Стихи организуют определённым образом слова, а значит, в первую очередь, — мысль, течение мысли. Мелодия через чувственное восприятие гармонии звуков организует прежде всего эмоции, течение эмоций. Слова, оплодотворённые мелодией, поднимают слушателя на другую ступень восприятия, добавляют ещё одну координату, с большей определённостью очерчивают пространство, в котором находится медиум. Оказываются задействованы другие органы чувств. Это помогает большей массе участников события настроиться на одну длину волны, войти в резонанс. Возникает духовное и душевное единство. Поэтому люди любят петь вместе. Наверное, поэтому пение молитв так важно. Поэзия — творчество индивидуальное. Поэт, пишущий песни, а не просто стихи, более альтруистичен по натуре, вынужденно экстравертен, общение с другими ему необходимо. Не случайно народное стихотворчество — песни, былины — имеет мелодию. Есть народные песни, но не народные стихи.
Когда мы с мужем были у Яровых в Москве в 1995 году, Эльга Васильевна рассказывала, как учила дочь писать песни. Смысл был в том, что нужно проговаривать стихотворение вслух, начиная напевать слова, вкладывая всё больше чувства в декламацию — «так, чтоб стыдно стало», — и в этот момент возникает песня. То есть, чтобы получилась песня, нужно предельно обнажить душу. «Но песня перехватит горло, и я опять с душою голой стою, открыта всем ветрам…»

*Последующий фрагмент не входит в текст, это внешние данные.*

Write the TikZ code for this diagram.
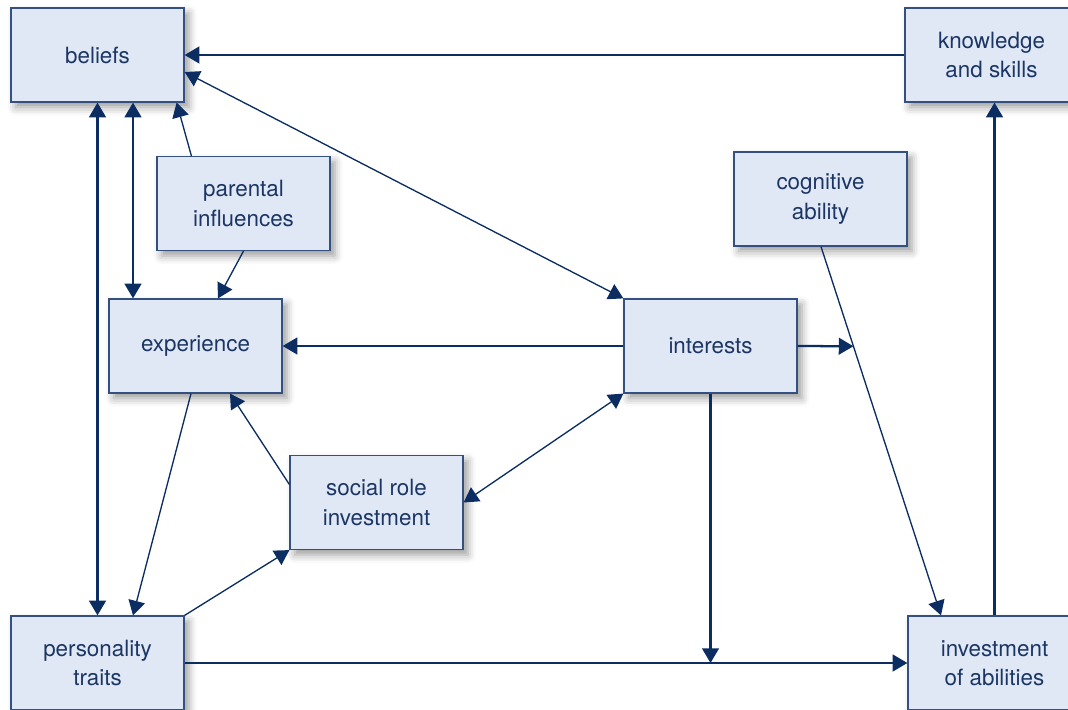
\documentclass[tikz,border=0pt]{standalone}
\usepackage{fontspec}
\setmainfont{TeX Gyre Heros}
\usetikzlibrary{arrows.meta,calc,shadows.blur}
\definecolor{boxfill}{HTML}{E1E8F5}
\definecolor{boxline}{HTML}{34507F}
\definecolor{arr}{HTML}{0B2D62}
\definecolor{txt}{HTML}{1B3665}
\tikzset{
  box/.style={draw=boxline, line width=0.9pt, fill=boxfill, minimum width=129.75pt, minimum height=70.5pt,
    align=center, text=txt, font=\fontsize{16.8}{21.8}\selectfont, inner sep=0pt,
    blur shadow={shadow xshift=3.5pt, shadow yshift=-4pt, shadow blur radius=6pt, shadow opacity=40}},
  tip/.style={-{Triangle[length=11pt,width=12.5pt]}},
  tips/.style={{Triangle[length=11pt,width=12.5pt]}-{Triangle[length=11pt,width=12.5pt]}},
  thk/.style={draw=arr, line width=1.7pt},
  thn/.style={draw=arr, line width=1pt},
}
\begin{document}
\begin{tikzpicture}[x=0.75pt,y=-0.75pt]
\useasboundingbox (0,0) rectangle (1068,710);
\begin{scope}
\clip (0,0) rectangle (1068,710);
\node[box] (beliefs) at (97.5,55) {beliefs};
\node[box] (knowledge) at (991.5,55) {knowledge\\and skills};
\node[box] (parental) at (243.5,203.5) {parental\\influences};
\node[box] (cognitive) at (820.5,199) {cognitive\\ability};
\node[box] (experience) at (195.5,346) {experience};
\node[box] (interests) at (710.5,346) {interests};
\node[box] (social) at (376.5,502.5) {social role\\investment};
\node[box] (personality) at (97.5,663) {personality\\traits};
\node[box] (investment) at (994.5,663) {investment\\of abilities};
\end{scope}

\coordinate (c1) at ($(cognitive.south)+(0.5,0)$);
\coordinate (i1) at ($(investment.north)+(-53.5,0)$);
\coordinate (p) at ($(c1)!0.2703!(i1)$);
\coordinate (q) at (interests.south |- personality.east);

\draw[thk,tip] (knowledge.west) -- (beliefs.east);
\draw[thn,tips] ($(beliefs.east)+(0,17)$) -- (interests.north west);
\draw[thk,tips] (beliefs.south) -- (personality.north);
\draw[thk,tips] ($(beliefs.south)+(35.5,0)$) -- ($(experience.north)+(-62.5,0)$);
\draw[thn,tip] ($(parental.north west)+(35,0)$) -- ($(beliefs.south east)+(-8,0)$);
\draw[thn,tip] (parental.south) -- ($(experience.north)+(22.5,0)$);
\draw[thk,tip] (interests.west) -- (experience.east);
\draw[thk,tip] (interests.east) -- (p);
\draw[thn,tip] (c1) -- (i1);
\draw[thk,tip] (interests.south) -- (q);
\draw[thk,tip] (personality.east) -- (investment.west);
\draw[thk,tip] (investment.north) -- (investment.north |- knowledge.south);
\draw[thn,tips] (interests.south west) -- (social.east);
\draw[thn,tip] ($(social.west)+(0,-18)$) -- ($(experience.south)+(34.5,0)$);
\draw[thn,tip] ($(experience.south)+(-4.5,0)$) -- ($(personality.north)+(35.5,0)$);
\draw[thn,tip] (personality.north east) -- (social.south west);
\end{tikzpicture}
\end{document}
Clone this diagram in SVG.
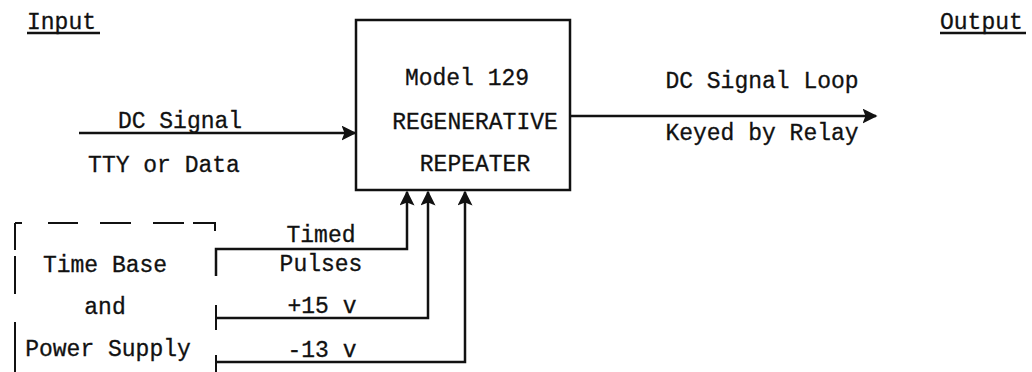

Моя запись 17 августа 1994 года: гениальные песни — «По свету бродит одинокая», «Вот опять заморочит метелью», «Настанет день», «Да, и меня настигнет осень». Сегодня я бы добавила в этот список «Чужие голоса, чужая речь», «В разных была и обличьях, и обликах» и стихотворение «Ночь в Геленджике».
Песни Кати Яровой отличает тематическое и жанровое разнообразие: любовная и философская лирика, политическая сатира, бытовые зарисовки. Это не случайно, потому что диапазон эмоционального и временнóго восприятия у Яровой необычайно широк — от «Слова о полку Игореве» до «Ста лет одиночества». Даже на давно прошедшее она реагировала так, как будто это было вчера. Помню, мы с ней обсуждали Н. А. Некрасова, заезженного школьной программой вдоль и поперёк. Я сказала Кате, что, когда мы изучали творчество Некрасова, я находила у него стихи вне программы, которые мне очень нравились, — «Две элегии», шуточное «Где твоё личико смуглое» и т. п. «Нет, а мне всё нравится — и “Мороз, Красный нос”, и “Кому на Руси жить хорошо”, — сказала Катя. — Я до сих пор, когда читаю “Размышления у парадного подъезда”, плачу». Когда Катя от нас уехала, я достала том Некрасова, перечитала «Размышления», и не только не заплакала, но и не смогла определить, какое место в поэме вызывало у неё слёзы.
Многие наши современники заражены неверием, цинизмом, которые нередко усугубляются ограниченностью знаний и узостью мышления. Вирус снобизма и скепсиса отравляет душу, мешает непредвзятости оценки. Люди разучились плакать теми слезами, от которых неотделимы и божество, и вдохновенье, и любовь, и жизнь. Катя не утратила этой способности и возвращает её своим слушателям. Полная естественность во всём — в жизни, творчестве. Её песни воздействуют на слушателя на двух уровнях, неосознанном и осознанном. Она могла говорить о высоком, не впадая в высокопарность, без ложного стыда и ёрнического гаерского тона, который Бродский назвал «лучшим методом сильные чувства спасти от массы слабых». Она жила и пела без оглядки на «массу слабых» чувств.
Отчасти такая открытость и откровенность в творчестве идут от семейной традиции открытости и откровенности в отношениях с родными и близкими. Внешнее проявление этого — долгие тосты, принятые в семье, где выросла Катя, выражающие искренние чувства к друзьям и членам семьи. Те, кто видел в записи Катин тост на юбилее отца, понимают, о чём я говорю. Но этот тост не был исключением. Мне приходилось слышать полные любви и признательности тосты, произнесённые сестрой и матерью Кати в адрес разных людей. Впервые я с этим столкнулась во время нашего с Борей визита в 1995 году. Тогда же мы познакомились с Басей Генриховной, Катиной бабушкой, первой слушательницей многих её песен. К сожалению, она не могла вставать из-за перелома бедра. Впоследствии мы несколько раз говорили с ней по телефону. Когда я однажды поздравила её с днём рождения, она сказала с интонацией, которую я не могу забыть: «Кати нет, а я всё живу…» Вскоре после этого она умерла.